═══ Given entries ═══
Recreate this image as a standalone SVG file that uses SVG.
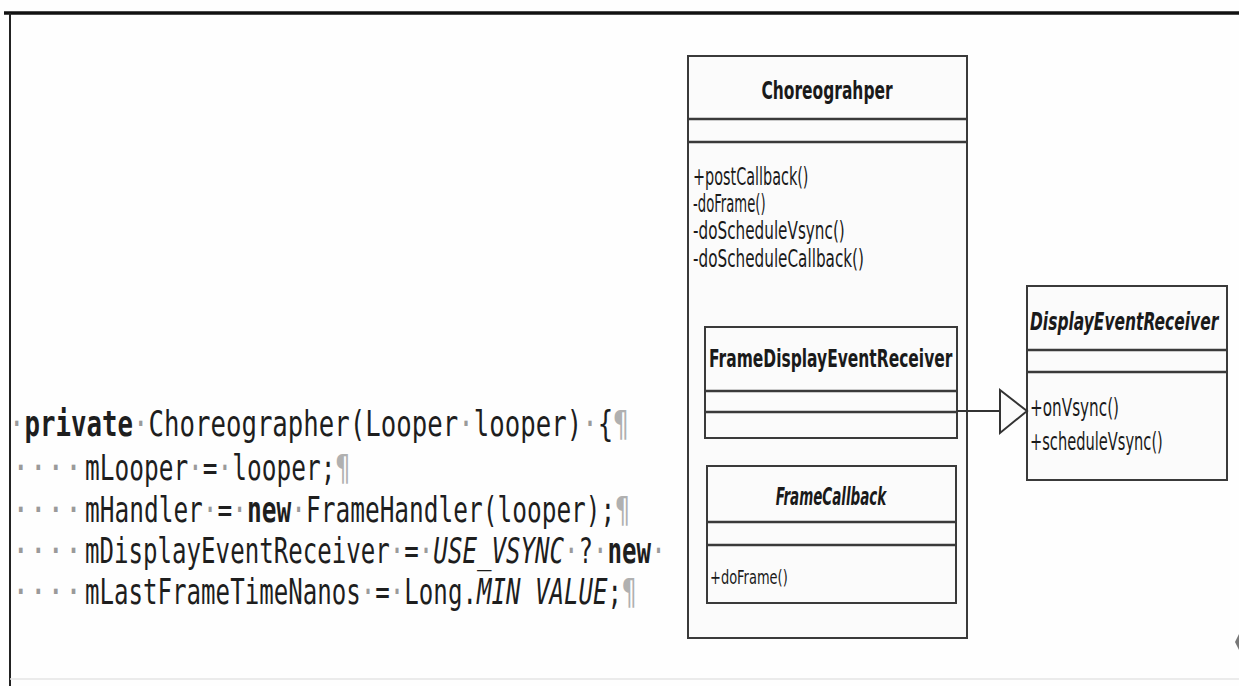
<svg xmlns="http://www.w3.org/2000/svg" width="1239" height="686" viewBox="0 0 1239 686">
<style>
.box{fill:#fbfbfb;stroke:#3a3a3a;stroke-width:2}
.div{stroke:#3a3a3a;stroke-width:2.5;fill:none}
.uml{font-family:"DejaVu Sans","Liberation Sans",sans-serif;fill:#1a1a1a}
.t{font-size:25px;font-weight:bold}
.m{font-size:24px}
.code{font-family:"DejaVu Sans Mono","Liberation Mono",monospace;font-size:36px;fill:#1e1e1e}
.dot{fill:#9a9a9a}
.pil{fill:#b0b0b0}
.kw{font-weight:bold}
.it{font-style:italic}
</style>
<rect x="0" y="0" width="1239" height="686" fill="#fefefe"/>
<g id="frame">
<line x1="4" y1="13" x2="1239" y2="13" stroke="#111" stroke-width="3.5"/>
<line x1="10" y1="13" x2="10" y2="686" stroke="#222" stroke-width="2"/>
<line x1="10" y1="679" x2="1239" y2="679" stroke="#e4e4e4" stroke-width="1.5"/>
<path d="M1239,634 L1235,642 L1239,650 Z" fill="#777"/>
</g>
<g id="code">
<text class="code" transform="translate(9,436) scale(0.715,1)"><tspan class="dot">·</tspan><tspan class="kw">private</tspan><tspan class="dot">·</tspan>Choreographer(Looper<tspan class="dot">·</tspan>looper)<tspan class="dot">·</tspan>{<tspan class="pil">¶</tspan></text>
<text class="code dot" transform="translate(12,480) scale(0.81,1)">····</text>
<text class="code" transform="translate(85,480) scale(0.68,1)">mLooper<tspan class="dot">·</tspan>=<tspan class="dot">·</tspan>looper;<tspan class="pil">¶</tspan></text>
<text class="code dot" transform="translate(12,522) scale(0.81,1)">····</text>
<text class="code" transform="translate(85,522) scale(0.68,1)">mHandler<tspan class="dot">·</tspan>=<tspan class="dot">·</tspan><tspan class="kw">new</tspan><tspan class="dot">·</tspan>FrameHandler(looper);<tspan class="pil">¶</tspan></text>
<text class="code dot" transform="translate(12,563) scale(0.81,1)">····</text>
<text class="code" transform="translate(85,563) scale(0.67,1)">mDisplayEventReceiver<tspan class="dot">·</tspan>=<tspan class="dot">·</tspan><tspan class="it">USE_VSYNC</tspan><tspan class="dot">·</tspan>?<tspan class="dot">·</tspan><tspan class="kw">new</tspan><tspan class="dot">·</tspan></text>
<text class="code dot" transform="translate(12,604) scale(0.81,1)">····</text>
<text class="code" transform="translate(85,604) scale(0.67,1)">mLastFrameTimeNanos<tspan class="dot">·</tspan>=<tspan class="dot">·</tspan>Long.<tspan class="it">MIN VALUE</tspan>;<tspan class="pil">¶</tspan></text>
</g>
<g id="Choreographer">
<rect class="box" x="688" y="56" width="279" height="582"/>
<line class="div" x1="688" y1="119" x2="967" y2="119"/>
<line class="div" x1="688" y1="142" x2="967" y2="142"/>
<text class="uml t" text-anchor="middle" transform="translate(827,99) scale(0.62,1)">Choreograhper</text>
<text class="uml m" transform="translate(693,185) scale(0.6,1)">+postCallback()</text>
<text class="uml m" transform="translate(693,212) scale(0.55,1)">-doFrame()</text>
<text class="uml m" transform="translate(693,239) scale(0.635,1)">-doScheduleVsync()</text>
<text class="uml m" transform="translate(693,267) scale(0.635,1)">-doScheduleCallback()</text>
</g>
<g id="FrameDisplayEventReceiver">
<rect class="box" x="705" y="327" width="252" height="111"/>
<line class="div" x1="705" y1="391" x2="957" y2="391"/>
<line class="div" x1="705" y1="412" x2="957" y2="412"/>
<text class="uml t" transform="translate(709,367) scale(0.62,1)">FrameDisplayEventReceiver</text>
</g>
<g id="FrameCallback">
<rect class="box" x="707" y="466" width="249" height="137"/>
<line class="div" x1="707" y1="522" x2="956" y2="522"/>
<line class="div" x1="707" y1="545" x2="956" y2="545"/>
<text class="uml t it" text-anchor="middle" font-size="23" transform="translate(831,505) scale(0.54,1)">FrameCallback</text>
<text class="uml" font-size="20" transform="translate(710,584) scale(0.65,1)">+doFrame()</text>
</g>
<g id="DisplayEventReceiver">
<rect class="box" x="1027" y="286" width="200" height="194"/>
<line class="div" x1="1027" y1="350" x2="1227" y2="350"/>
<line class="div" x1="1027" y1="372" x2="1227" y2="372"/>
<text class="uml t it" transform="translate(1030,330) scale(0.62,1)">DisplayEventReceiver</text>
<text class="uml m" transform="translate(1030,416) scale(0.635,1)">+onVsync()</text>
<text class="uml m" transform="translate(1030,450) scale(0.61,1)">+scheduleVsync()</text>
</g>
<g id="connectors">
<line x1="957" y1="411" x2="1000" y2="411" stroke="#333" stroke-width="2"/>
<polygon points="1000,390 1027,411 1000,433" fill="#fbfbfb" stroke="#333" stroke-width="2"/>
</g>
</svg>
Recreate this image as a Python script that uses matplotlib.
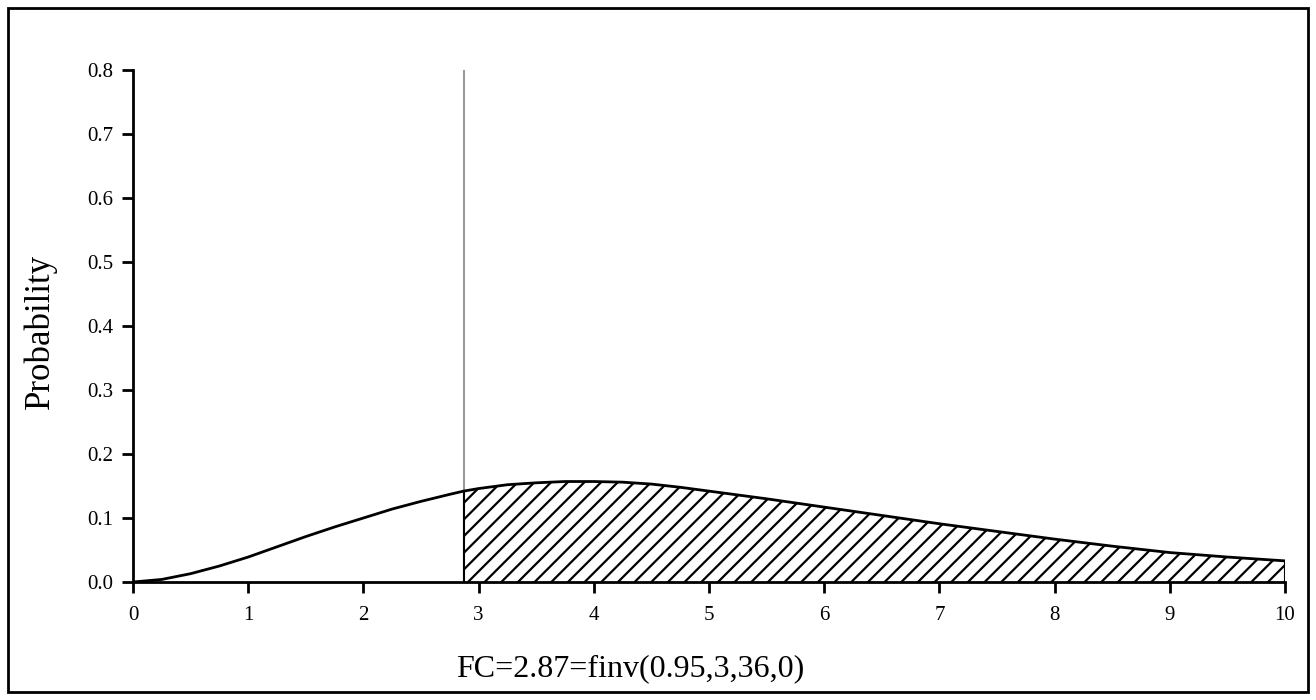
═══
(What you need to do)
Skipping the pictures, transcribe each line above exactly as it appears.

(Written reply)
Recreate this image as a standalone SVG file that uses SVG.
<svg xmlns="http://www.w3.org/2000/svg" width="1239" height="686" viewBox="0 0 1239 686">
<style>
.box{fill:#fbfbfb;stroke:#3a3a3a;stroke-width:2}
.div{stroke:#3a3a3a;stroke-width:2.5;fill:none}
.uml{font-family:"DejaVu Sans","Liberation Sans",sans-serif;fill:#1a1a1a}
.t{font-size:25px;font-weight:bold}
.m{font-size:24px}
.code{font-family:"DejaVu Sans Mono","Liberation Mono",monospace;font-size:36px;fill:#1e1e1e}
.dot{fill:#9a9a9a}
.pil{fill:#b0b0b0}
.kw{font-weight:bold}
.it{font-style:italic}
</style>
<rect x="0" y="0" width="1239" height="686" fill="#fefefe"/>
<g id="frame">
<line x1="4" y1="13" x2="1239" y2="13" stroke="#111" stroke-width="3.5"/>
<line x1="10" y1="13" x2="10" y2="686" stroke="#222" stroke-width="2"/>
<line x1="10" y1="679" x2="1239" y2="679" stroke="#e4e4e4" stroke-width="1.5"/>
<path d="M1239,634 L1235,642 L1239,650 Z" fill="#777"/>
</g>
<g id="code">
<text class="code" transform="translate(9,436) scale(0.715,1)"><tspan class="dot">·</tspan><tspan class="kw">private</tspan><tspan class="dot">·</tspan>Choreographer(Looper<tspan class="dot">·</tspan>looper)<tspan class="dot">·</tspan>{<tspan class="pil">¶</tspan></text>
<text class="code dot" transform="translate(12,480) scale(0.81,1)">····</text>
<text class="code" transform="translate(85,480) scale(0.68,1)">mLooper<tspan class="dot">·</tspan>=<tspan class="dot">·</tspan>looper;<tspan class="pil">¶</tspan></text>
<text class="code dot" transform="translate(12,522) scale(0.81,1)">····</text>
<text class="code" transform="translate(85,522) scale(0.68,1)">mHandler<tspan class="dot">·</tspan>=<tspan class="dot">·</tspan><tspan class="kw">new</tspan><tspan class="dot">·</tspan>FrameHandler(looper);<tspan class="pil">¶</tspan></text>
<text class="code dot" transform="translate(12,563) scale(0.81,1)">····</text>
<text class="code" transform="translate(85,563) scale(0.67,1)">mDisplayEventReceiver<tspan class="dot">·</tspan>=<tspan class="dot">·</tspan><tspan class="it">USE_VSYNC</tspan><tspan class="dot">·</tspan>?<tspan class="dot">·</tspan><tspan class="kw">new</tspan><tspan class="dot">·</tspan></text>
<text class="code dot" transform="translate(12,604) scale(0.81,1)">····</text>
<text class="code" transform="translate(85,604) scale(0.67,1)">mLastFrameTimeNanos<tspan class="dot">·</tspan>=<tspan class="dot">·</tspan>Long.<tspan class="it">MIN VALUE</tspan>;<tspan class="pil">¶</tspan></text>
</g>
<g id="Choreographer">
<rect class="box" x="688" y="56" width="279" height="582"/>
<line class="div" x1="688" y1="119" x2="967" y2="119"/>
<line class="div" x1="688" y1="142" x2="967" y2="142"/>
<text class="uml t" text-anchor="middle" transform="translate(827,99) scale(0.62,1)">Choreograhper</text>
<text class="uml m" transform="translate(693,185) scale(0.6,1)">+postCallback()</text>
<text class="uml m" transform="translate(693,212) scale(0.55,1)">-doFrame()</text>
<text class="uml m" transform="translate(693,239) scale(0.635,1)">-doScheduleVsync()</text>
<text class="uml m" transform="translate(693,267) scale(0.635,1)">-doScheduleCallback()</text>
</g>
<g id="FrameDisplayEventReceiver">
<rect class="box" x="705" y="327" width="252" height="111"/>
<line class="div" x1="705" y1="391" x2="957" y2="391"/>
<line class="div" x1="705" y1="412" x2="957" y2="412"/>
<text class="uml t" transform="translate(709,367) scale(0.62,1)">FrameDisplayEventReceiver</text>
</g>
<g id="FrameCallback">
<rect class="box" x="707" y="466" width="249" height="137"/>
<line class="div" x1="707" y1="522" x2="956" y2="522"/>
<line class="div" x1="707" y1="545" x2="956" y2="545"/>
<text class="uml t it" text-anchor="middle" font-size="23" transform="translate(831,505) scale(0.54,1)">FrameCallback</text>
<text class="uml" font-size="20" transform="translate(710,584) scale(0.65,1)">+doFrame()</text>
</g>
<g id="DisplayEventReceiver">
<rect class="box" x="1027" y="286" width="200" height="194"/>
<line class="div" x1="1027" y1="350" x2="1227" y2="350"/>
<line class="div" x1="1027" y1="372" x2="1227" y2="372"/>
<text class="uml t it" transform="translate(1030,330) scale(0.62,1)">DisplayEventReceiver</text>
<text class="uml m" transform="translate(1030,416) scale(0.635,1)">+onVsync()</text>
<text class="uml m" transform="translate(1030,450) scale(0.61,1)">+scheduleVsync()</text>
</g>
<g id="connectors">
<line x1="957" y1="411" x2="1000" y2="411" stroke="#333" stroke-width="2"/>
<polygon points="1000,390 1027,411 1000,433" fill="#fbfbfb" stroke="#333" stroke-width="2"/>
</g>
</svg>
Recreate this image as a Python script that uses matplotlib.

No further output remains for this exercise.